==== Material

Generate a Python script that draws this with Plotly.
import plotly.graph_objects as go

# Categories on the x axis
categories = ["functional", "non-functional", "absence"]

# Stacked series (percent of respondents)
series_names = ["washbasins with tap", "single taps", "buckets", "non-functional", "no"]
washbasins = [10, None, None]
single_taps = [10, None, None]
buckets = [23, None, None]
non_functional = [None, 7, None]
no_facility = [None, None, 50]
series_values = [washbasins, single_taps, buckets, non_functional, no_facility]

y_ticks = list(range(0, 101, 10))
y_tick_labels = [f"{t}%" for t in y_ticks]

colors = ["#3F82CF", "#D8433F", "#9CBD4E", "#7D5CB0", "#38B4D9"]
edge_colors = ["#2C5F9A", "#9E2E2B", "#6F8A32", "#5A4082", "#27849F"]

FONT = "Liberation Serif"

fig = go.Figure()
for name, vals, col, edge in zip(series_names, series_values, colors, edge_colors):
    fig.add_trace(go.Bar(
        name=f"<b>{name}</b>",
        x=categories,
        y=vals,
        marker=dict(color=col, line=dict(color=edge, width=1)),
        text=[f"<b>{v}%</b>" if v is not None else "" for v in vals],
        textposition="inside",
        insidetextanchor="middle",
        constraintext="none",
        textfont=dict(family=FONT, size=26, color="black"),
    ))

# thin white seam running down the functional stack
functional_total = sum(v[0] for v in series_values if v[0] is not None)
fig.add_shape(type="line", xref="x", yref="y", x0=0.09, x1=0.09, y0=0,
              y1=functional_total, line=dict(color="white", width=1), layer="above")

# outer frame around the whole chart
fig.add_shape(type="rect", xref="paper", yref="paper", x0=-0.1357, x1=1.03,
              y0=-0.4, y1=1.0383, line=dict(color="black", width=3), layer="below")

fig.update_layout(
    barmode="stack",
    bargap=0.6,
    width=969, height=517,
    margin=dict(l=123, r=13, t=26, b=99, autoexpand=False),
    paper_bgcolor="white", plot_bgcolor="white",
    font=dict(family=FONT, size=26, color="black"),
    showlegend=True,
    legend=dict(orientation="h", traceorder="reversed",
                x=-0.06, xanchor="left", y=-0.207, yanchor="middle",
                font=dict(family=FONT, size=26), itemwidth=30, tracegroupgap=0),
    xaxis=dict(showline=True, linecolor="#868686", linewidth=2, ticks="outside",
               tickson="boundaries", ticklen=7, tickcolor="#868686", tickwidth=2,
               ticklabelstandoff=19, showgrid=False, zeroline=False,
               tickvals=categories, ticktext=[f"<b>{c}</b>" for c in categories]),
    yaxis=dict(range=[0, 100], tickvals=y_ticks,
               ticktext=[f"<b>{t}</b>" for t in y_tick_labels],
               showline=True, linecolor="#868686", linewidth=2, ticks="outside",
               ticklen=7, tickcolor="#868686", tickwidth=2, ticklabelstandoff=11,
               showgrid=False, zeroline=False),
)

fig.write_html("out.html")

========

### Brief
Select every line of the material above holding the word "with" and copy it.

### The output
Generate a Python script that draws this with Plotly.
series_names = ["washbasins with tap", "single taps", "buckets", "non-functional", "no"]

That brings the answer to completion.